The DAP secretary-general said he’s had to correct news reports that gave out a false impression that the introduction of "jawi illustrations" in the Year Four Bahasa Malaysia textbook in Chinese and Tamil primary schools was not optional but compulsory, and that only the method of teaching is optional.
"This is not true. Cabinet had decided two days ago that the introduction of jawi illustrations to Standard Four students is not to be made compulsory but optional, reduced to three pages and not to be tested in examination.
"Such misleading reports have only compounded the trust deficit and general suspicion the non-Malay community has towards the Education Ministry, following 61 years of broken promises and unfair treatment," he said in a statement.
Lim pointed out that the unhappiness of the non-Malay community and educationists in Chinese and Tamil primary schools on the issue stems from what is perceived to be a unilateral decision taken by the Education Ministry, without any prior consultation with the stakeholders.
He added that the confusion between jawi and Arabic scripts has also exacerbated the situation, with some believing that khat lessons are a veiled attempt at Islamisation in Chinese and Tami primary schools, when both jawi and Arabic are as different as German is to English.
"This failure to carry out prior consultation is why the non-Malay community remains unhappy, do not believe the explanations given and continues to insist on deferment until prior consultation is done.
"For this reason, the government faces a challenging task to build up confidence that was lacking in the previous government amongst the Chinese and Tamil primary," he said.
Yesterday, Education Minister Maszlee Malik, in announcing that khat lessons for vernacular primary schools will begin next year as planned, said that the Cabinet had decided that there would be only three pages in the textbook,dedicated to said art form.

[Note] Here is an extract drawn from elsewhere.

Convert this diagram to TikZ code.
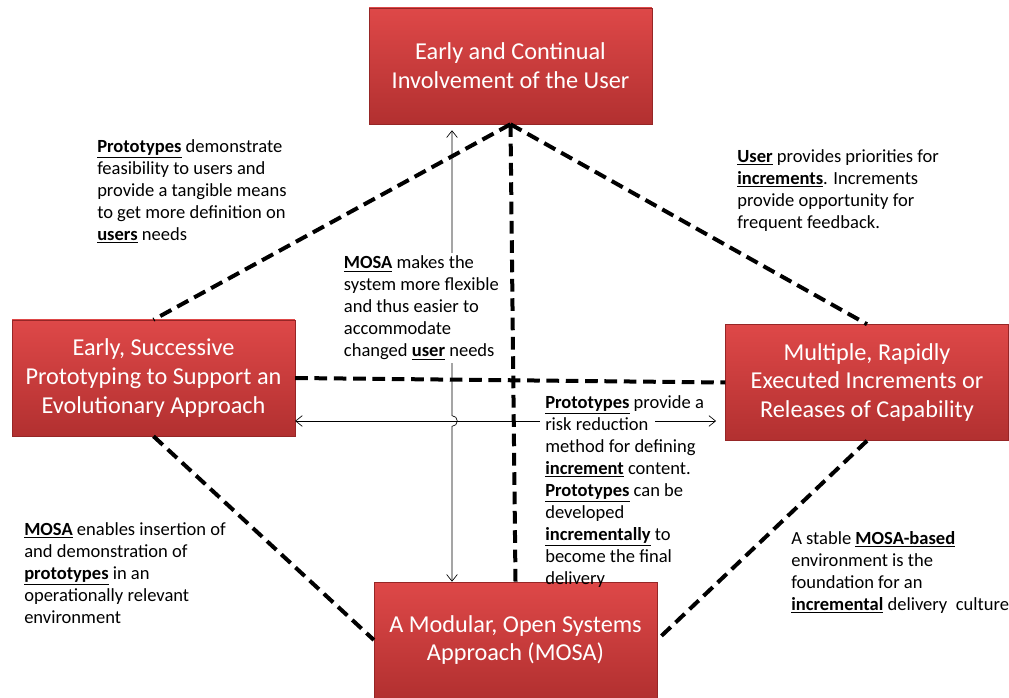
\documentclass[tikz,border=0pt]{standalone}
\usepackage{fontspec}
\setmainfont{Carlito}
\usetikzlibrary{arrows.meta, calc}
\definecolor{boxtop}{RGB}{222,72,72}
\definecolor{boxbot}{RGB}{178,48,48}
\definecolor{boxrim}{RGB}{150,38,38}
\tikzstyle{block} = [draw=boxrim, top color=boxtop, bottom color=boxbot, rectangle, text=white, align=center, minimum width=212pt, minimum height=87pt, font=\fontsize{18.2}{21.5}\selectfont]
\tikzstyle{note} = [anchor=north west, align=left, inner sep=0pt, font=\fontsize{13.9}{16.5}\selectfont]
\tikzstyle{link} = [draw, line width=3pt, dash pattern=on 9.5pt off 5pt]
\tikzstyle{thin} = [draw, line width=0.5pt]
\newcommand{\kw}[1]{\underline{\textbf{#1}}}

\begin{document}
\begin{tikzpicture}[x=0.75pt, y=-0.75pt, >={Straight Barb[length=5pt,width=8pt]}]
    \useasboundingbox (0,0) rectangle (1009,698);
    \node [block] (user) at (510.5,66) {Early and Continual\\Involvement of the User};
    \node [block] (proto) at (153.5,378) {Early, Successive\\Prototyping to Support an\\Evolutionary Approach};
    \node [block] (incr) at (867,382.5) {Multiple, Rapidly\\Executed Increments or\\Releases of Capability};
    \node [block] (mosa) at (515.5,640) {A Modular, Open Systems\\Approach (MOSA)};
    % dashed links between the four boxes
    \draw [link] (user.south) -- (proto.north);
    \draw [link] (user.south) -- (incr.north);
    \draw [link] (user.south) -- (mosa.north);
    \draw [link] (proto.east) -- (incr.west);
    \draw [link] (proto.south) -- (mosa.west);
    \draw [link] (incr.south) -- (mosa.east);
    % thin arrows
    \coordinate (hop) at (452,421);
    \coordinate (gapl) at (540,421);
    \coordinate (gapr) at (655,421);
    \draw [thin,<->] ([yshift=-4.5pt]user.south -| hop) -- ([yshift=4pt]hop) arc [start angle=90, end angle=-90, radius=4pt] -- (mosa.north -| hop);
    \draw [thin,<-] (proto.east |- hop) -- (gapl);
    \draw [thin,->] (gapr) -- ([xshift=-7pt]incr.west |- hop);
    % notes
    \node [note] (n1) at (97,139) {\kw{Prototypes} demonstrate\\feasibility to users and\\provide a tangible means\\to get more definition on\\\kw{users} needs};
    \node [note] (n2) at (737,149) {\kw{User} provides priorities for\\\kw{increments}. Increments\\provide opportunity for\\frequent feedback.};
    \node [note, fill=white, inner sep=2pt] (n3) at (341,253) {\kw{MOSA} makes the\\system more flexible\\and thus easier to\\accommodate\\changed \kw{user} needs};
    \node [note] (n4) at (545,395) {\kw{Prototypes} provide a\\risk reduction\\method for defining\\\kw{increment} content.\\\kw{Prototypes} can be\\developed\\\kw{incrementally} to\\become the final\\delivery};
    \node [note] (n5) at (24,522) {\kw{MOSA} enables insertion of\\and demonstration of\\\kw{prototypes} in an\\operationally relevant\\environment};
    \node [note] (n6) at (791,531) {A stable \kw{MOSA-based}\\environment is the\\foundation for an\\\kw{incremental} delivery~ culture};
\end{tikzpicture}
\end{document}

Originally, khat was to take up six out of 164 pages of the new Bahasa Malaysia (BM) Year Four textbook, as part of language art activities.

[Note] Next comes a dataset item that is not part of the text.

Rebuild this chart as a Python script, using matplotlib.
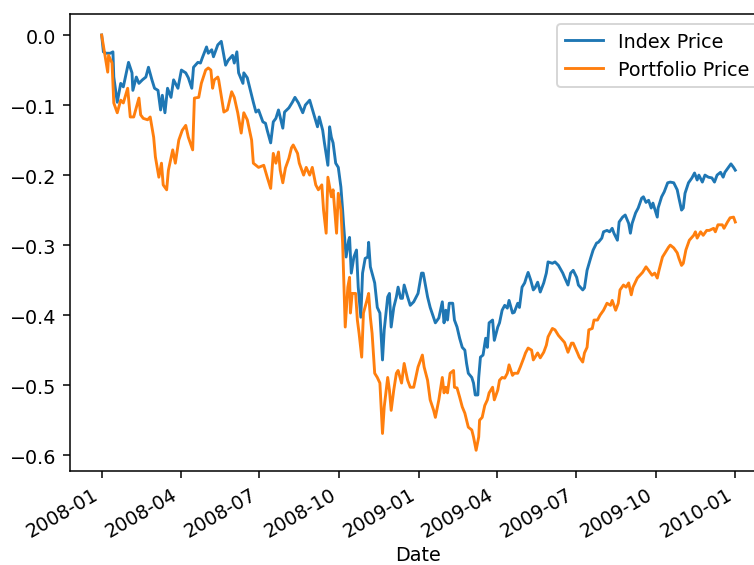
"""Index vs portfolio cumulative return, 2008-2009."""

import matplotlib

matplotlib.use("Agg")
import matplotlib.dates as mdates
import matplotlib.pyplot as plt
import pandas as pd

START = pd.Timestamp("2008-01-01")
DPI = 138

# days since START and cumulative return
index_days = [
    0, 2, 5, 10, 13, 14, 18, 22, 25, 31, 35, 36, 40, 43, 47, 51, 54, 58, 61, 65,
    68, 70, 73, 76, 80, 83, 88, 92, 97, 100, 104, 106, 111, 114, 116, 121, 123, 127, 129, 134,
    138, 143, 146, 151, 153, 156, 158, 163, 164, 168, 172, 175, 178, 181, 186, 189, 191, 195, 198, 201,
    204, 209, 211, 216, 220, 223, 227, 232, 235, 240, 244, 249, 251, 255, 257, 261, 263, 265, 267, 270,
    273, 276, 278, 279, 282, 285, 286, 288, 291, 294, 296, 299, 301, 304, 307, 308, 310, 312, 315, 318,
    321, 324, 326, 330, 332, 334, 337, 340, 342, 345, 347, 349, 353, 356, 360, 365, 369, 371, 376, 379,
    383, 385, 389, 393, 395, 397, 399, 401, 405, 407, 410, 413, 416, 419, 421, 423, 427, 429, 431, 434,
    435, 437, 440, 443, 445, 447, 451, 453, 457, 459, 462, 465, 468, 470, 474, 476, 480, 482, 485, 488,
    490, 492, 495, 498, 500, 503, 506, 510, 513, 515, 520, 523, 527, 532, 534, 538, 541, 544, 548, 550,
    555, 557, 560, 564, 567, 571, 573, 577, 579, 583, 586, 589, 591, 595, 597, 601, 604, 608, 610, 612,
    616, 619, 623, 625, 628, 631, 634, 636, 641, 642, 646, 649, 653, 656, 660, 664, 666, 669, 671, 673,
    677, 681, 684, 687, 689, 693, 696, 700, 704, 707, 710, 714, 717, 719, 723, 726, 729, 731,
]
index_ret = [
    0.000, -0.024, -0.026, -0.026, -0.024, -0.060, -0.096, -0.069, -0.074, -0.039,
    -0.054, -0.079, -0.060, -0.069, -0.064, -0.060, -0.046, -0.064, -0.076, -0.079,
    -0.107, -0.086, -0.111, -0.076, -0.089, -0.064, -0.076, -0.050, -0.054, -0.061,
    -0.076, -0.046, -0.039, -0.040, -0.033, -0.017, -0.026, -0.021, -0.031, -0.014,
    -0.009, -0.043, -0.036, -0.029, -0.040, -0.024, -0.054, -0.069, -0.054, -0.061,
    -0.081, -0.096, -0.110, -0.107, -0.124, -0.126, -0.136, -0.154, -0.124, -0.119,
    -0.107, -0.133, -0.110, -0.104, -0.096, -0.089, -0.097, -0.111, -0.100, -0.093,
    -0.110, -0.131, -0.117, -0.136, -0.154, -0.186, -0.131, -0.146, -0.154, -0.183,
    -0.189, -0.217, -0.250, -0.269, -0.317, -0.293, -0.289, -0.340, -0.317, -0.307,
    -0.360, -0.403, -0.340, -0.319, -0.317, -0.296, -0.331, -0.340, -0.354, -0.389,
    -0.397, -0.464, -0.421, -0.374, -0.369, -0.417, -0.389, -0.374, -0.360, -0.376,
    -0.376, -0.357, -0.374, -0.386, -0.381, -0.369, -0.340, -0.340, -0.374, -0.389,
    -0.404, -0.411, -0.404, -0.381, -0.411, -0.393, -0.407, -0.383, -0.383, -0.407,
    -0.417, -0.433, -0.446, -0.450, -0.469, -0.483, -0.489, -0.497, -0.514, -0.514,
    -0.489, -0.460, -0.457, -0.433, -0.446, -0.411, -0.407, -0.436, -0.417, -0.411,
    -0.393, -0.386, -0.390, -0.379, -0.397, -0.396, -0.383, -0.389, -0.360, -0.354,
    -0.346, -0.339, -0.350, -0.364, -0.361, -0.353, -0.367, -0.354, -0.340, -0.324,
    -0.326, -0.324, -0.329, -0.340, -0.346, -0.357, -0.340, -0.336, -0.346, -0.357,
    -0.364, -0.361, -0.336, -0.319, -0.307, -0.297, -0.296, -0.290, -0.281, -0.279,
    -0.281, -0.276, -0.283, -0.293, -0.267, -0.260, -0.257, -0.269, -0.283, -0.269,
    -0.254, -0.247, -0.233, -0.231, -0.239, -0.236, -0.247, -0.240, -0.260, -0.247,
    -0.231, -0.224, -0.211, -0.210, -0.211, -0.221, -0.233, -0.250, -0.247, -0.226,
    -0.211, -0.204, -0.197, -0.207, -0.200, -0.210, -0.200, -0.203, -0.204, -0.210,
    -0.200, -0.196, -0.203, -0.196, -0.189, -0.184, -0.189, -0.193,
]

port_days = [
    0, 7, 8, 12, 14, 18, 22, 25, 30, 33, 37, 43, 45, 48, 53, 56, 60, 62, 66, 69,
    71, 75, 77, 82, 85, 89, 93, 97, 100, 105, 107, 112, 115, 120, 123, 126, 128, 130, 134, 135,
    141, 145, 150, 153, 157, 161, 164, 168, 173, 175, 181, 187, 191, 195, 198, 201, 204, 206, 209, 212,
    216, 219, 221, 226, 228, 233, 236, 240, 243, 247, 250, 254, 256, 259, 261, 265, 267, 271, 273, 276,
    278, 281, 284, 286, 287, 289, 293, 295, 297, 300, 302, 306, 308, 310, 312, 315, 318, 321, 324, 326,
    330, 332, 334, 337, 340, 342, 346, 349, 353, 356, 360, 365, 370, 372, 376, 379, 383, 385, 389, 393,
    395, 397, 399, 402, 406, 407, 410, 413, 416, 419, 421, 423, 427, 429, 432, 435, 436, 439, 442, 445,
    447, 451, 453, 457, 459, 462, 465, 468, 470, 474, 476, 480, 483, 487, 489, 492, 496, 498, 503, 506,
    510, 513, 515, 520, 523, 527, 532, 534, 538, 542, 544, 549, 551, 555, 557, 560, 562, 566, 568, 572,
    575, 579, 583, 587, 589, 593, 596, 598, 602, 605, 608, 611, 613, 618, 621, 624, 628, 631, 635, 638,
    641, 643, 647, 650, 654, 656, 660, 664, 666, 669, 671, 674, 678, 683, 685, 687, 691, 694, 698, 701,
    706, 708, 711, 716, 718, 722, 725, 729, 731,
]
port_ret = [
    0.000, -0.053, -0.029, -0.040, -0.097, -0.111, -0.093, -0.097, -0.076, -0.117,
    -0.117, -0.090, -0.114, -0.119, -0.121, -0.117, -0.146, -0.174, -0.203, -0.183,
    -0.214, -0.221, -0.193, -0.164, -0.183, -0.150, -0.136, -0.129, -0.146, -0.164,
    -0.090, -0.089, -0.069, -0.050, -0.047, -0.050, -0.076, -0.064, -0.060, -0.064,
    -0.110, -0.107, -0.081, -0.089, -0.111, -0.140, -0.111, -0.121, -0.150, -0.183,
    -0.189, -0.186, -0.203, -0.219, -0.169, -0.183, -0.167, -0.193, -0.211, -0.190,
    -0.176, -0.161, -0.157, -0.169, -0.183, -0.200, -0.189, -0.200, -0.189, -0.214,
    -0.221, -0.214, -0.250, -0.283, -0.203, -0.231, -0.221, -0.283, -0.226, -0.250,
    -0.297, -0.417, -0.360, -0.346, -0.397, -0.369, -0.369, -0.407, -0.426, -0.460,
    -0.397, -0.379, -0.369, -0.403, -0.426, -0.483, -0.489, -0.497, -0.569, -0.531,
    -0.489, -0.507, -0.536, -0.507, -0.483, -0.479, -0.497, -0.469, -0.493, -0.503,
    -0.503, -0.474, -0.457, -0.474, -0.493, -0.521, -0.536, -0.546, -0.521, -0.489,
    -0.511, -0.503, -0.511, -0.483, -0.479, -0.503, -0.504, -0.517, -0.531, -0.540,
    -0.550, -0.560, -0.564, -0.574, -0.593, -0.574, -0.550, -0.546, -0.529, -0.521,
    -0.511, -0.503, -0.521, -0.507, -0.493, -0.489, -0.490, -0.483, -0.471, -0.486,
    -0.483, -0.483, -0.474, -0.461, -0.454, -0.447, -0.450, -0.464, -0.454, -0.461,
    -0.453, -0.443, -0.431, -0.419, -0.421, -0.429, -0.436, -0.439, -0.453, -0.440,
    -0.440, -0.454, -0.460, -0.467, -0.454, -0.446, -0.421, -0.419, -0.407, -0.407,
    -0.400, -0.393, -0.383, -0.386, -0.379, -0.393, -0.383, -0.364, -0.357, -0.360,
    -0.354, -0.371, -0.360, -0.347, -0.343, -0.339, -0.331, -0.336, -0.343, -0.340,
    -0.347, -0.336, -0.317, -0.311, -0.303, -0.300, -0.304, -0.311, -0.319, -0.329,
    -0.326, -0.307, -0.293, -0.286, -0.281, -0.290, -0.281, -0.286, -0.279, -0.279,
    -0.276, -0.281, -0.271, -0.271, -0.276, -0.267, -0.261, -0.260, -0.267,
]


def to_dates(days):
    return START + pd.to_timedelta(days, unit="D")


def main() -> None:
    fig = plt.figure(figsize=(754 / DPI, 566 / DPI), dpi=DPI)
    # right spine sits past the canvas edge, as in the cropped original
    ax = fig.add_axes([0.0928, 0.166, 0.9244, 0.807])

    ax.plot(to_dates(index_days), index_ret, color="#1f77b4", label="Index Price")
    ax.plot(to_dates(port_days), port_ret, color="#ff7f0e", label="Portfolio Price")

    ax.xaxis.set_major_locator(mdates.MonthLocator(bymonth=[1, 4, 7, 10]))
    ax.xaxis.set_major_formatter(mdates.DateFormatter("%Y-%m"))
    plt.setp(ax.get_xticklabels(), rotation=30, ha="right")
    ax.set_xlabel("Date", labelpad=2)
    ax.legend(loc="upper right")

    fig.savefig("out.png", dpi=DPI)
    plt.close(fig)


if __name__ == "__main__":
    main()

Maszlee announced that the Cabinet had also decided to grant teachers the option on the method of delivery for introducing khat calligraphy in their classes.
The Simpang Renggam MP added that khat for vernacular schools was not his initiative but a continuation of the policy started by the previous Barisan Nasional administration.
The Education Ministry’s plan to introduce khat, a form of Arabic-Malay calligraphy, as part of the national language syllabus among Year Four students sparked a strong reaction from mostly minority communities, many of whom saw the move as a subliminal attempt at “Islamisation”.